Zgoda na budowę dwupasmowej "zakopianki" z estakadami i ekranami została unieważniona przez sąd administracyjny. Zgoda została uchylona przez sąd, ponieważ zauważono uchybienia przy jej wydaniu. Według sędziego drogowcy wzięli pod uwagę zbyt małą liczbę możliwości lokalizacji trasy.

Zgodę na budowę drogi GDDKiA uzyskała rok temu w trybie specustawy (wg niej drogę można budować nawet wówczas, gdy trwają sprawy sądowe), jednak drogowcy nie skorzystali z tych możliwości.
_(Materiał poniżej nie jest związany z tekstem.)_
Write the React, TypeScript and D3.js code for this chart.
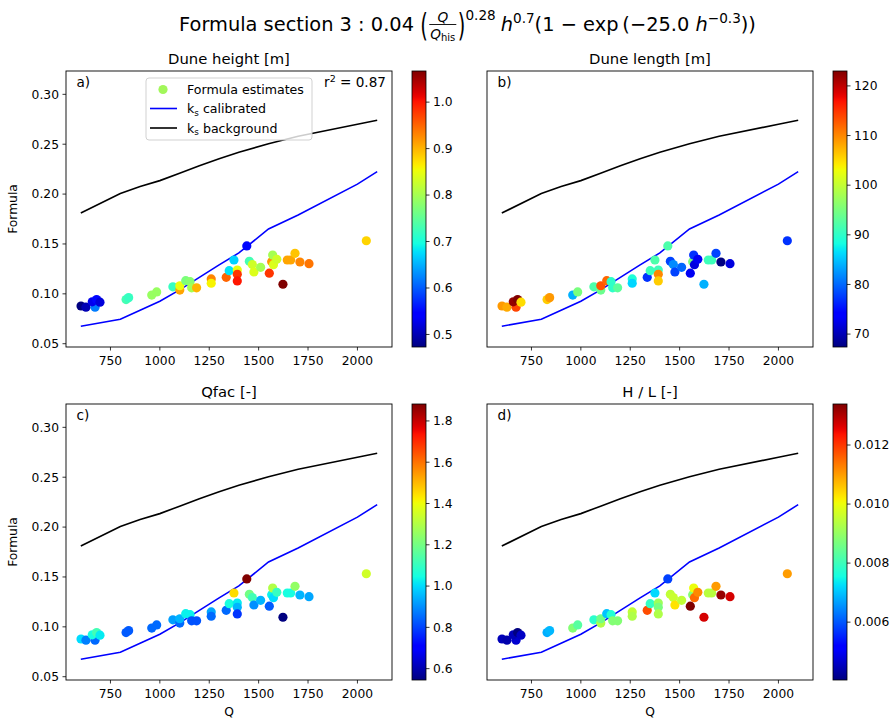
import React, { useEffect, useRef } from "react";
import * as d3 from "d3";

const W = 893;
const H = 720;

// ---- data ----
const pointQ = [601, 626, 672, 658, 680, 697, 829, 842, 959, 984, 1066, 1101, 1101, 1131, 1153, 1161, 1186, 1260, 1260, 1336, 1351, 1375, 1392, 1392, 1392, 1440, 1453, 1468, 1476, 1510, 1554, 1566, 1571, 1575, 1592, 1623, 1645, 1662, 1684, 1709, 1755, 2045];
const pointFormula = [0.0878, 0.0866, 0.0866, 0.092, 0.0942, 0.0916, 0.0942, 0.0962, 0.0988, 0.1019, 0.107, 0.1038, 0.1081, 0.1132, 0.1122, 0.106, 0.106, 0.1149, 0.1106, 0.1166, 0.1232, 0.1339, 0.1239, 0.1196, 0.1129, 0.148, 0.1326, 0.1293, 0.1219, 0.1266, 0.1207, 0.1322, 0.1389, 0.1292, 0.1346, 0.1096, 0.1339, 0.1339, 0.1406, 0.1319, 0.1302, 0.1532];
const duneHeight = [0.473, 0.5, 0.62, 0.53, 0.55, 0.52, 0.73, 0.72, 0.79, 0.79, 0.72, 0.91, 0.85, 0.77, 0.78, 0.8, 0.9, 0.93, 0.86, 0.95, 0.68, 0.67, 0.85, 0.98, 1.0, 0.55, 0.73, 0.83, 0.84, 0.8, 0.98, 0.92, 0.8, 0.84, 0.83, 1.067, 0.91, 0.91, 0.89, 0.93, 0.94, 0.88];
const duneLength = [109, 108, 114, 122, 123, 105, 106, 109, 84, 95, 92, 94, 113, 112, 90, 90, 93, 89, 86, 77, 91, 92, 91, 110, 106, 92, 78, 82, 78, 80, 73, 95, 77, 72, 73, 84, 91, 91, 78, 67.4, 72, 77];
const qfac = [1.0, 0.88, 0.85, 1.05, 1.12, 1.02, 0.83, 0.83, 0.85, 0.85, 0.92, 0.85, 0.95, 1.03, 1.03, 0.82, 0.82, 0.93, 0.85, 0.85, 1.05, 1.45, 1.02, 0.95, 0.78, 1.882, 1.2, 1.12, 0.9, 0.95, 0.83, 1.03, 1.3, 1.0, 1.1, 0.545, 1.05, 1.05, 1.25, 0.95, 0.93, 1.35];
const hOverL = [0.0045, 0.0044, 0.0047, 0.0045, 0.00404, 0.0046, 0.0068, 0.0069, 0.0088, 0.0083, 0.0078, 0.0093, 0.0086, 0.007, 0.0077, 0.0088, 0.0088, 0.0095, 0.0093, 0.0118, 0.0079, 0.0072, 0.0091, 0.0087, 0.0093, 0.0058, 0.0095, 0.0096, 0.0103, 0.0095, 0.01339, 0.0088, 0.01, 0.0115, 0.0112, 0.0127, 0.0094, 0.0094, 0.011, 0.0132, 0.0127, 0.011];

const lineQ = [600, 800, 900, 1000, 1100, 1200, 1300, 1400, 1550, 1700, 2000, 2100];
const ksCalibrated = [0.0675, 0.0745, 0.0835, 0.0925, 0.1040, 0.1165, 0.1290, 0.1410, 0.1650, 0.1790, 0.2100, 0.2225];
const ksBackground = [0.181, 0.2005, 0.2075, 0.2135, 0.2210, 0.2285, 0.2355, 0.2420, 0.2505, 0.2580, 0.2700, 0.2740];

const xTicks = [750, 1000, 1250, 1500, 1750, 2000];
const yTicks = [0.05, 0.1, 0.15, 0.2, 0.25, 0.3];
const panelTitles = ["Dune height [m]", "Dune length [m]", "Qfac [-]", "H / L [-]"];
const panelLetters = ["a)", "b)", "c)", "d)"];
const cbTicksA = [0.5, 0.6, 0.7, 0.8, 0.9, 1.0];
const cbTicksB = [70, 80, 90, 100, 110, 120];
const cbTicksC = [0.6, 0.8, 1.0, 1.2, 1.4, 1.6, 1.8];
const cbTicksD = [0.006, 0.008, 0.01, 0.012];
const legendLabels = ["Formula estimates", "calibrated", "background"];
const r2Text = "0.87";

// ---- jet colormap ----
const jetR = d3.scaleLinear().domain([0, 0.35, 0.66, 0.89, 1]).range([0, 0, 1, 1, 0.5]).clamp(true);
const jetG = d3.scaleLinear().domain([0, 0.125, 0.375, 0.64, 0.91, 1]).range([0, 0, 1, 1, 0, 0]).clamp(true);
const jetB = d3.scaleLinear().domain([0, 0.11, 0.34, 0.65, 1]).range([0.5, 1, 1, 0, 0]).clamp(true);
function jet(t: number) {
  return d3.rgb(255 * jetR(t), 255 * jetG(t), 255 * jetB(t)).formatHex();
}

const FONT = "DejaVu Sans, sans-serif";
const TICK_FS = 12.3;

type PanelProps = {
  idx: number;
  left: number;
  top: number;
  colors: number[];
  cbTicks: number[];
  cbFmt: (v: number) => string;
  yLabels: boolean;
  xLabel: boolean;
  legend: boolean;
};

function Panel({ idx, left, top, colors, cbTicks, cbFmt, yLabels, xLabel, legend }: PanelProps) {
  const w = 326;
  const h = 276;
  const x = d3.scaleLinear().domain([525, 2175]).range([left, left + w]);
  const y = d3.scaleLinear().domain([0.0467, 0.3234]).range([top + h, top]);
  const ext = d3.extent(colors) as [number, number];
  const cnorm = d3.scaleLinear().domain(ext).range([0, 1]);
  const line = d3.line<number>().x((_, i) => x(lineQ[i])).y((d) => y(d));
  const cbLeft = left + 346;
  const cbW = 14;
  const cbY = d3.scaleLinear().domain(ext).range([top + h, top]);
  const gradId = `grad${idx}`;
  const stops = d3.range(0, 1.0001, 1 / 64);
  const fmtY = d3.format(".2f");
  return (
    <g>
      <defs>
        <linearGradient id={gradId} x1="0" y1="1" x2="0" y2="0">
          {stops.map((s, i) => (
            <stop key={i} offset={s} stopColor={jet(s)} />
          ))}
        </linearGradient>
        <clipPath id={`clip${idx}`}>
          <rect x={left} y={top} width={w} height={h} />
        </clipPath>
      </defs>
      <text x={left + w / 2} y={top - 7} textAnchor="middle" fontSize={14.8}>
        {panelTitles[idx]}
      </text>
      <g clipPath={`url(#clip${idx})`}>
        <path d={line(ksBackground) || ""} fill="none" stroke="#000" strokeWidth={1.6} />
        <path d={line(ksCalibrated) || ""} fill="none" stroke="#0000ff" strokeWidth={1.6} />
        {pointQ.map((q, i) => (
          <circle key={i} cx={x(q)} cy={y(pointFormula[i])} r={4.6} fill={jet(cnorm(colors[i]))} />
        ))}
      </g>
      <rect x={left} y={top} width={w} height={h} fill="none" stroke="#000" strokeWidth={0.9} />
      {xTicks.map((t) => (
        <g key={t}>
          <line x1={x(t)} x2={x(t)} y1={top + h} y2={top + h + 3.5} stroke="#000" strokeWidth={0.8} />
          <text x={x(t)} y={top + h + 18} textAnchor="middle" fontSize={TICK_FS}>
            {t}
          </text>
        </g>
      ))}
      {yLabels &&
        yTicks.map((t) => (
          <g key={t}>
            <line x1={left - 3.5} x2={left} y1={y(t)} y2={y(t)} stroke="#000" strokeWidth={0.8} />
            <text x={left - 7} y={y(t)} dy="0.35em" textAnchor="end" fontSize={TICK_FS}>
              {fmtY(t)}
            </text>
          </g>
        ))}
      {yLabels && (
        <text transform={`translate(${left - 49},${top + h / 2}) rotate(-90)`} textAnchor="middle" fontSize={TICK_FS}>
          Formula
        </text>
      )}
      {xLabel && (
        <text x={left + w / 2} y={top + h + 36} textAnchor="middle" fontSize={TICK_FS}>
          Q
        </text>
      )}
      <text x={left + 10.5} y={top + 16} fontSize={13.6}>
        {panelLetters[idx]}
      </text>
      {legend && (
        <g>
          <text x={left + w - 6} y={top + 16} textAnchor="end" fontSize={13.6}>
            r<tspan fontSize={9.5} dy={-5.5}>2</tspan>
            <tspan dy={5.5} style={{ whiteSpace: "pre" }}>{" = " + r2Text}</tspan>
          </text>
          <rect x={left + 80} y={top + 7} width={166} height={62} rx={3} fill="#fff" fillOpacity={0.8} stroke="#cccccc" strokeWidth={0.9} />
          <circle cx={left + 97} cy={top + 18.5} r={4.6} fill="#a2f75a" />
          <text x={left + 121} y={top + 23} fontSize={12.6}>{legendLabels[0]}</text>
          <line x1={left + 84} x2={left + 111} y1={top + 37.5} y2={top + 37.5} stroke="#0000ff" strokeWidth={1.6} />
          <text x={left + 121} y={top + 42} fontSize={12.6}>
            k<tspan fontSize={8.8} dy={2.5}>s</tspan>
            <tspan dy={-2.5} style={{ whiteSpace: "pre" }}>{" " + legendLabels[1]}</tspan>
          </text>
          <line x1={left + 84} x2={left + 111} y1={top + 57} y2={top + 57} stroke="#000" strokeWidth={1.6} />
          <text x={left + 121} y={top + 61.5} fontSize={12.6}>
            k<tspan fontSize={8.8} dy={2.5}>s</tspan>
            <tspan dy={-2.5} style={{ whiteSpace: "pre" }}>{" " + legendLabels[2]}</tspan>
          </text>
        </g>
      )}
      {/* colorbar */}
      <rect x={cbLeft} y={top} width={cbW} height={h} fill={`url(#${gradId})`} stroke="#000" strokeWidth={0.8} />
      {cbTicks.map((t) => (
        <g key={t}>
          <line x1={cbLeft + cbW} x2={cbLeft + cbW + 3.5} y1={cbY(t)} y2={cbY(t)} stroke="#000" strokeWidth={0.8} />
          <text x={cbLeft + cbW + 7} y={cbY(t)} dy="0.35em" fontSize={TICK_FS}>
            {cbFmt(t)}
          </text>
        </g>
      ))}
    </g>
  );
}

function Title() {
  const ref = useRef<SVGGElement>(null);
  useEffect(() => {
    const g = d3.select(ref.current);
    g.selectAll("*").remove();
    const base = 19.4;
    const sup = 13.6;
    let cx = 0;
    const put = (txt: string, size: number, dy: number, italic = false) => {
      const t = g
        .append("text")
        .attr("x", cx)
        .attr("y", dy)
        .attr("font-size", size)
        .attr("font-style", italic ? "italic" : "normal")
        .attr("style", "white-space:pre")
        .text(txt);
      const wdt = (t.node() as SVGTextElement).getComputedTextLength();
      cx += wdt;
      return wdt;
    };
    const bigParen = (p: string) => {
      const t = g
        .append("text")
        .attr("transform", `translate(${cx},5) scale(1,1.6)`)
        .attr("font-size", 19.5)
        .text(p);
      cx += (t.node() as SVGTextElement).getComputedTextLength();
    };
    put("Formula section 3 : 0.04 ", base, 0);
    bigParen("(");
    // fraction
    const fx = cx + 1.5;
    const numG = g.append("text").attr("font-size", sup).attr("font-style", "italic").attr("y", -9.5).text("Q");
    const numW = (numG.node() as SVGTextElement).getComputedTextLength();
    const den = g.append("text").attr("y", 7.5).attr("font-size", sup);
    den.append("tspan").attr("font-style", "italic").text("Q");
    den.append("tspan").attr("font-size", 10).attr("dy", 2).text("his");
    const denW = (den.node() as SVGTextElement).getComputedTextLength();
    const fw = Math.max(numW, denW) + 2;
    numG.attr("x", fx + (fw - numW) / 2);
    den.attr("x", fx + (fw - denW) / 2);
    g.append("line").attr("x1", fx).attr("x2", fx + fw).attr("y1", -6.5).attr("y2", -6.5).attr("stroke", "#000").attr("stroke-width", 0.9);
    cx = fx + fw + 1.5;
    bigParen(")");
    put("0.28", sup, -11.5);
    cx += 5;
    put("h", base, 0, true);
    put("0.7", sup, -8.5);
    put("(1 \u2212 exp\u2009(\u221225.0 ", base, 0);
    put("h", base, 0, true);
    put("\u22120.3", sup, -8.5);
    put("))", base, 0);
    g.attr("transform", `translate(${467.5 - cx / 2},31)`);
  }, []);
  return <g ref={ref} />;
}

export default function App() {
  const fmt1 = d3.format(".1f");
  const fmt0 = d3.format("d");
  const fmt3 = d3.format(".3f");
  return (
    <svg width={W} height={H} style={{ position: "absolute", left: 0, top: 0, background: "#fff" }} fontFamily={FONT}>
      <rect x={0} y={0} width={W} height={H} fill="#fff" />
      <Title />
      <Panel idx={0} left={66} top={71} colors={duneHeight} cbTicks={cbTicksA} cbFmt={fmt1} yLabels xLabel={false} legend />
      <Panel idx={1} left={487} top={71} colors={duneLength} cbTicks={cbTicksB} cbFmt={fmt0} yLabels={false} xLabel={false} legend={false} />
      <Panel idx={2} left={66} top={404} colors={qfac} cbTicks={cbTicksC} cbFmt={fmt1} yLabels xLabel legend={false} />
      <Panel idx={3} left={487} top={404} colors={hOverL} cbTicks={cbTicksD} cbFmt={fmt3} yLabels={false} xLabel legend={false} />
    </svg>
  );
}
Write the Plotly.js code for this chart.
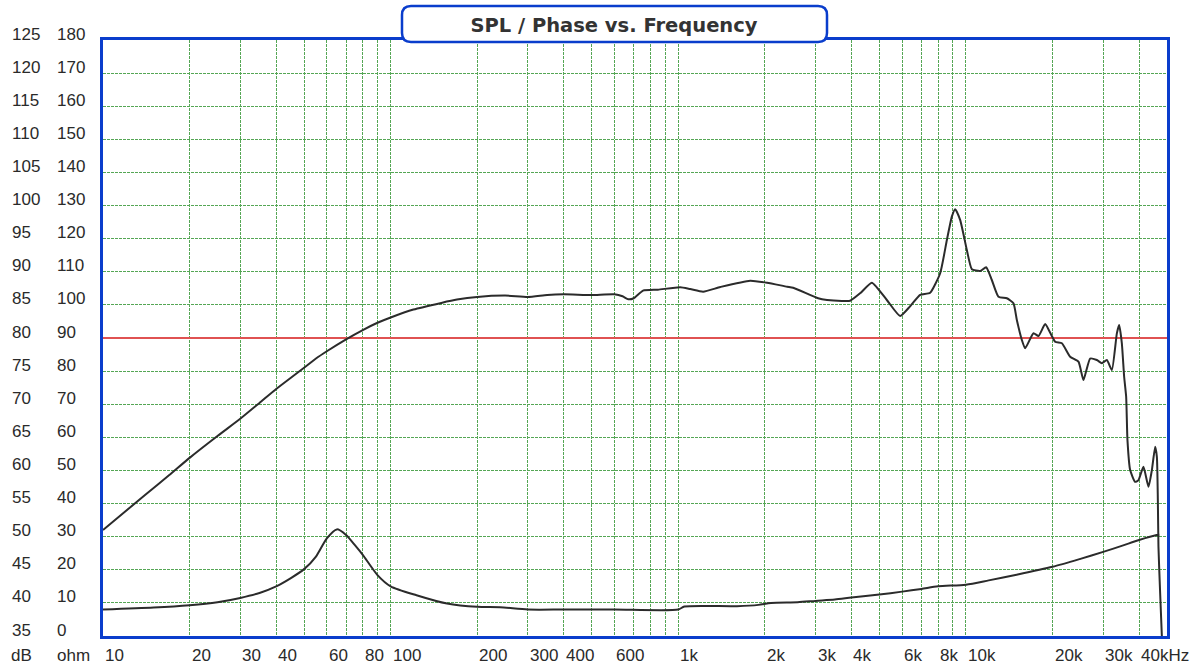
<!DOCTYPE html>
<html><head><meta charset="utf-8">
<script src="https://cdn.plot.ly/plotly-3.0.1.min.js"></script>
<style>html,body{margin:0;padding:0;background:#fff;}#chart{width:1195px;height:664px;}</style>
</head><body><div id="chart"></div>
<script>
// SPL response (Hz, dB)
const splFreq = [10,14,17,20,25,30,35,40,45,50,55,60,70,80,90,100,120,150,170,200,250,300,350,400,500,600,640,670,700,754,850,1015,1100,1220,1400,1777,2036,2390,2507,3063,3289,3700,3958,4300,4708,5309,5905,6400,6930,7509,8136,8584,8933,9172,9545,10072,10484,11205,11755,12303,12972,13875,14628,15030,15644,16064,17170,17873,18857,19628,20427,21552,23030,24614,25616,27029,28518,29683,30895,32157,33470,34095,34834,35481,36058,36434,37231,38752,39790,41416,43109,44296,45484,46106,46470,46695,47336,47985];
const splDb = [51.0,56.3,59.3,61.9,65.2,67.8,70.2,72.3,74.0,75.5,76.9,78.0,79.8,81.2,82.3,83.1,84.3,85.3,85.8,86.2,86.4,86.2,86.5,86.6,86.5,86.6,86.3,85.85,86.0,87.15,87.3,87.66,87.4,87.0,87.7,88.66,88.35,87.75,87.6,86.0,85.74,85.6,85.63,86.8,88.35,85.74,83.32,84.8,86.5,86.84,89.78,94.8,98.33,99.45,97.83,93.3,90.38,90.12,90.68,88.76,86.24,86.0,85.24,82.72,79.7,78.44,80.71,80.3,82.11,80.8,79.44,79.2,77.17,76.42,73.65,76.9,76.67,76.2,76.67,75.16,80.7,81.95,79.2,74.15,71.13,64.58,60.05,58.28,58.54,60.55,57.53,60.05,63.57,62.06,55.52,48.46,41.42,35.0];

// Impedance (Hz, ohm)
const impFreq = [10,15,20,25,30,35,40,45,50,55,60,65,70,75,80,90,100,123,157,200,240,300,400,600,1000,1050,1600,1900,2100,2600,3000,3500,4000,5000,6000,7000,8000,10000,12000,15000,20000,25000,30000,35000,40000,46000,47000];
const impOhm = [8.0,8.6,9.3,10.2,11.5,13.0,15.0,17.5,20.2,24.0,29.5,32.2,30.5,27.5,24.5,18.4,15.0,12.3,9.8,8.8,8.7,8.0,8.0,8.0,8.0,8.9,9.0,9.4,10.0,10.2,10.6,11.0,11.6,12.5,13.4,14.2,15.0,15.5,16.8,18.5,20.9,23.3,25.4,27.3,29.0,30.5,30.6];

const refLevelDb = 80;
const freqRange = [10, 50000];

const gridFreqs = [10,20,30,40,50,60,70,80,90,100,200,300,400,500,600,700,800,900,1000,2000,3000,4000,5000,6000,7000,8000,9000,10000,20000,30000,40000];
const xTickVals = [10,20,30,40,60,80,100,200,300,400,600,1000,2000,3000,4000,6000,8000,10000,20000,30000,40000];
const xTickText = ['10','20','30','40','60','80','100','200','300','400','600','1k','2k','3k','4k','6k','8k','10k','20k','30k','40kHz'];
const dbTicks = [35,40,45,50,55,60,65,70,75,80,85,90,95,100,105,110,115,120,125];
const ohmTicks = [0,10,20,30,40,50,60,70,80,90,100,110,120,130,140,150,160,170,180];
const titleText = 'SPL / Phase vs. Frequency';

const labelFont = {family:'Liberation Sans, Arial, sans-serif', size:17, color:'#2a2a2a'};
const blue = '#0a3dcc';
const green = '#55a655';

const annotations = [];
dbTicks.forEach(v => annotations.push({xref:'paper', x:(10-103)/1064, xanchor:'left', yref:'y', y:v, yanchor:'middle', yshift:6, text:String(v), showarrow:false, font:labelFont}));
ohmTicks.forEach(v => annotations.push({xref:'paper', x:(55-103)/1064, xanchor:'left', yref:'y2', y:v, yanchor:'middle', yshift:6, text:String(v), showarrow:false, font:labelFont}));
xTickVals.forEach((v,i) => annotations.push({xref:'x', x:Math.log10(v), xanchor:'left', yref:'paper', y:0, yanchor:'middle', yshift:-19, text:xTickText[i], showarrow:false, font:labelFont}));
annotations.push({xref:'paper', x:(9-103)/1064, xanchor:'left', yref:'paper', y:0, yanchor:'middle', yshift:-19, text:'dB', showarrow:false, font:labelFont});
annotations.push({xref:'paper', x:(55-103)/1064, xanchor:'left', yref:'paper', y:0, yanchor:'middle', yshift:-19, text:'ohm', showarrow:false, font:labelFont});

// rounded title box
const xL=(402-103)/1064, xR=(827-103)/1064, yT=(636-6)/596, yB=(636-42)/596, rx=9/1064, ry=9/596;
const boxPath = `M ${xL+rx},${yT} L ${xR-rx},${yT} Q ${xR},${yT} ${xR},${yT-ry} L ${xR},${yB+ry} Q ${xR},${yB} ${xR-rx},${yB} L ${xL+rx},${yB} Q ${xL},${yB} ${xL},${yB+ry} L ${xL},${yT-ry} Q ${xL},${yT} ${xL+rx},${yT} Z`;

const traces = [
  {x:freqRange, y:[refLevelDb, refLevelDb], type:'scatter', mode:'lines', line:{color:'#e05252', width:2}, yaxis:'y', hoverinfo:'skip'},
  {x:splFreq, y:splDb, type:'scatter', mode:'lines', line:{color:'#2b2b2b', width:2, shape:'spline', smoothing:0.5}, yaxis:'y', hoverinfo:'skip'},
  {x:impFreq, y:impOhm, type:'scatter', mode:'lines', line:{color:'#2b2b2b', width:2, shape:'spline', smoothing:0.7}, yaxis:'y2', hoverinfo:'skip'}
];

const layout = {
  width:1195, height:664,
  margin:{l:103, r:28, t:40, b:28},
  paper_bgcolor:'#ffffff', plot_bgcolor:'#ffffff',
  showlegend:false,
  title:{text:titleText, x:614/1195, xanchor:'center', xref:'container', y:1-25/664, yanchor:'middle', yref:'container',
         font:{family:'DejaVu Sans, sans-serif', size:19.5, color:'#333', weight:'bold'}},
  xaxis:{type:'log', range:[Math.log10(freqRange[0]), Math.log10(freqRange[1])], tickmode:'array', tickvals:gridFreqs, showticklabels:false, ticks:'',
         showgrid:true, gridcolor:green, gridwidth:1, griddash:'3px,1px', zeroline:false,
         showline:true, mirror:true, linecolor:blue, linewidth:3},
  yaxis:{range:[35,125], tickmode:'array', tickvals:dbTicks, showticklabels:false, ticks:'',
         showgrid:true, gridcolor:green, gridwidth:1, griddash:'3px,1px', zeroline:false,
         showline:true, mirror:true, linecolor:blue, linewidth:3},
  yaxis2:{range:[0,180], overlaying:'y', showgrid:false, showticklabels:false, ticks:'', zeroline:false, showline:false},
  shapes:[
    {type:'path', xref:'paper', yref:'paper', path:boxPath, fillcolor:'#ffffff', line:{color:blue, width:2.5}, layer:'above'}
  ],
  annotations:annotations
};

Plotly.newPlot('chart', traces, layout, {displayModeBar:false, staticPlot:true});
</script></body></html>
Z pracami i decyzjami czekano do września br, gdyż teraz miało być oddane studium komunikacyjne dla Podhala, jakie powstaje na zlecenie samorządu województwa małopolskiego. Na podstawie tegoż studium okaże się, czy dwupasmowa "zakopianka" jest potrzebna i w jakim kształcie.

Z uwagi na to, że w ubiegłym roku protesty w Poroninie nasiliły się, małopolski oddział GDDKiA czasowo projekt wstrzymał.
W sytuacji, gdy GDDKiA przegra sprawę w sądzie będzie musiała przygotować kolejny wniosek o wydanie decyzji dla drogi.